Thanks for the idea to make instant muffin mix using dry milk (soy for us) and egg replacer. That could definitely help these sleepy mornings!!!
post #96 of 110
Thanks for the instructions! Now to convince dd that paperbags are as cool as store bought. Maybe if we decorate the bags....hmmmm....that might start a new trend.
post #97 of 110
Thanks for the instructions on the popcorn. I have been wondering if it was possible to do it yourself.

H
post #98 of 110
Thread Starter 
The egg replacer is sold right by my house at the local health store we frequent. I am going to try it. I am always in need of an egg for scratch baking so this works well for me. Thanks!
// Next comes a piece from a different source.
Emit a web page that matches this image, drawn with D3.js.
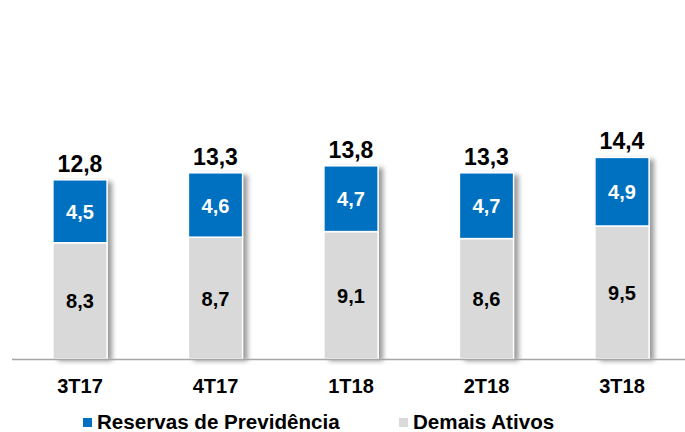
<!DOCTYPE html>
<html>
<head>
<meta charset="utf-8">
<script src="https://cdn.jsdelivr.net/npm/d3@7"></script>
<style>
  html, body { margin: 0; padding: 0; background: #fff; }
  svg { display: block; font-family: Arial, "Liberation Sans", sans-serif; }
</style>
</head>
<body>
<svg id="chart" width="685" height="432"></svg>
<script>
// Quarterly values (R$ bi)
const categories = ["3T17", "4T17", "1T18", "2T18", "3T18"];
const demaisAtivos = [8.3, 8.7, 9.1, 8.6, 9.5];
const reservasPrevidencia = [4.5, 4.6, 4.7, 4.7, 4.9];
const totals = [12.8, 13.3, 13.8, 13.3, 14.4];
const seriesNames = ["Reservas de Previdência", "Demais Ativos"];
const seriesColors = ["#0070C0", "#D9D9D9"];

const fmt = v => v.toFixed(1).replace(".", ",");

const svg = d3.select("#chart");

const x = d3.scaleBand()
  .domain(categories)
  .range([12.25, 689.75])
  .paddingInner(0.6)
  .paddingOuter(0.3);

const y = d3.scaleLinear().domain([0, 16]).range([359, 135]);

// soft shadow to the right of each bar
const defs = svg.append("defs");
const f = defs.append("filter").attr("id", "shadow")
  .attr("x", "-20%").attr("y", "-10%").attr("width", "160%").attr("height", "130%");
f.append("feGaussianBlur").attr("in", "SourceAlpha").attr("stdDeviation", 2.5);
f.append("feOffset").attr("dx", 5).attr("dy", 2).attr("result", "off");
f.append("feComponentTransfer").append("feFuncA").attr("type", "linear").attr("slope", 0.4);
const m = f.append("feMerge");
m.append("feMergeNode");
m.append("feMergeNode").attr("in", "SourceGraphic");

const rows = categories.map((c, i) => ({
  cat: c, demais: demaisAtivos[i], reservas: reservasPrevidencia[i], total: totals[i]
}));

const stack = d3.stack().keys(["demais", "reservas"]);
const stacked = stack(rows);

// shadow layer: one rect per full bar
svg.append("g").selectAll("rect.sh")
  .data(rows)
  .join("rect")
  .attr("x", d => x(d.cat))
  .attr("width", x.bandwidth())
  .attr("y", d => y(d.demais + d.reservas))
  .attr("height", d => y(0) - y(d.demais + d.reservas))
  .attr("fill", "#fff")
  .attr("filter", "url(#shadow)");

const colorFor = { demais: seriesColors[1], reservas: seriesColors[0] };

svg.append("g").selectAll("g")
  .data(stacked)
  .join("g")
  .attr("fill", d => colorFor[d.key])
  .selectAll("rect")
  .data(d => d)
  .join("rect")
  .attr("x", d => x(d.data.cat))
  .attr("width", x.bandwidth())
  .attr("y", d => y(d[1]))
  .attr("height", d => y(d[0]) - y(d[1]))
  .attr("stroke", "#fff")
  .attr("stroke-width", 1.5);

// baseline
svg.append("line")
  .attr("x1", 12).attr("x2", 685)
  .attr("y1", y(0) + 0.5).attr("y2", y(0) + 0.5)
  .attr("stroke", "#A6A6A6").attr("stroke-width", 1.5);

// segment labels
stacked.forEach(layer => {
  svg.append("g").selectAll("text")
    .data(layer)
    .join("text")
    .attr("x", d => x(d.data.cat) + x.bandwidth() / 2)
    .attr("y", d => (y(d[0]) + y(d[1])) / 2 + 7.5)
    .attr("text-anchor", "middle")
    .attr("font-size", 20)
    .attr("font-weight", "bold")
    .attr("fill", layer.key === "reservas" ? "#fff" : "#000")
    .text(d => fmt(d.data[layer.key]));
});

// totals
svg.append("g").selectAll("text")
  .data(rows)
  .join("text")
  .attr("x", d => x(d.cat) + x.bandwidth() / 2)
  .attr("y", d => y(d.demais + d.reservas) - 8)
  .attr("text-anchor", "middle")
  .attr("font-size", 23)
  .attr("font-weight", "bold")
  .attr("fill", "#000")
  .text(d => fmt(d.total));

// category axis
const xAxis = svg.append("g")
  .attr("transform", `translate(0,${y(0)})`)
  .call(d3.axisBottom(x).tickSize(0).tickPadding(0));
xAxis.select(".domain").remove();
xAxis.selectAll("text")
  .attr("y", 34)
  .attr("dy", 0)
  .attr("font-size", 20)
  .attr("font-weight", "bold")
  .attr("font-family", "Arial, 'Liberation Sans', sans-serif")
  .attr("fill", "#000");

// legend
const legendItems = [
  { name: seriesNames[0], color: seriesColors[0], x: 83 },
  { name: seriesNames[1], color: seriesColors[1], x: 399 }
];
const lg = svg.append("g").selectAll("g")
  .data(legendItems)
  .join("g")
  .attr("transform", d => `translate(${d.x},0)`);
lg.append("rect")
  .attr("x", 0).attr("y", 418).attr("width", 9).attr("height", 9)
  .attr("fill", d => d.color);
lg.append("text")
  .attr("x", 14).attr("y", 429)
  .attr("font-size", 20.6)
  .attr("font-weight", "bold")
  .attr("fill", "#000")
  .text(d => d.name);
</script>
</body>
</html>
What have I learned so far:
So, last year I did the pantry challenge a few times and I learned that our pantry was way too stocked. Some things would get covered and then expire etc. During the challenge we could actually live out of the pantry for several days and just buy produce and dairy etc. So now, with cutting groceries etc over the last year and now, our pantry is lean but very useful.
We also feed our freezer and use what is in it instead of "saving" it. We have never been big snackers- we make cookies, chocolates etc if we want them. Also dd usually likes to snack on popcorn, fruit etc so that also helps. We also buy a huge bag on sale and cook it right on the stove.If anything we buy more fresh things. So in that dept, we try to shop lose leaders and buy the stuff on sale for a well rounded amount of food.
I also learned we can get away with cutting our bill that extra amount. With using the cc, we were buying more. With cash we buy what we need and check out the prices. This has been a learning experience!!
post #99 of 110
I bought 25 lbs of flour on the 14th of Jan. and I am 1/2 thru it! LOL Making my own bread, cookies , muffins etc. can use up alot of flour! But I think over all it is cheaper. I mean to buy that much bread, pancakes, muffins ect, it would cost way more. But still I thought I wouldn't have to buy flour more than once every two months.

H
post #100 of 110
Thread Starter 
We go thru a 5lb bag of King Arthur flour pretty quick here. One reason is we make pizza dough most friday nights which requires about 4 c of flour. Also I make a bannana bread at least once a week. DD loves bannanas so we have a lot on hand. Sometimes a few get left in the car, smashed whatnot so they end up in the bread which I can serve at a playdate etc.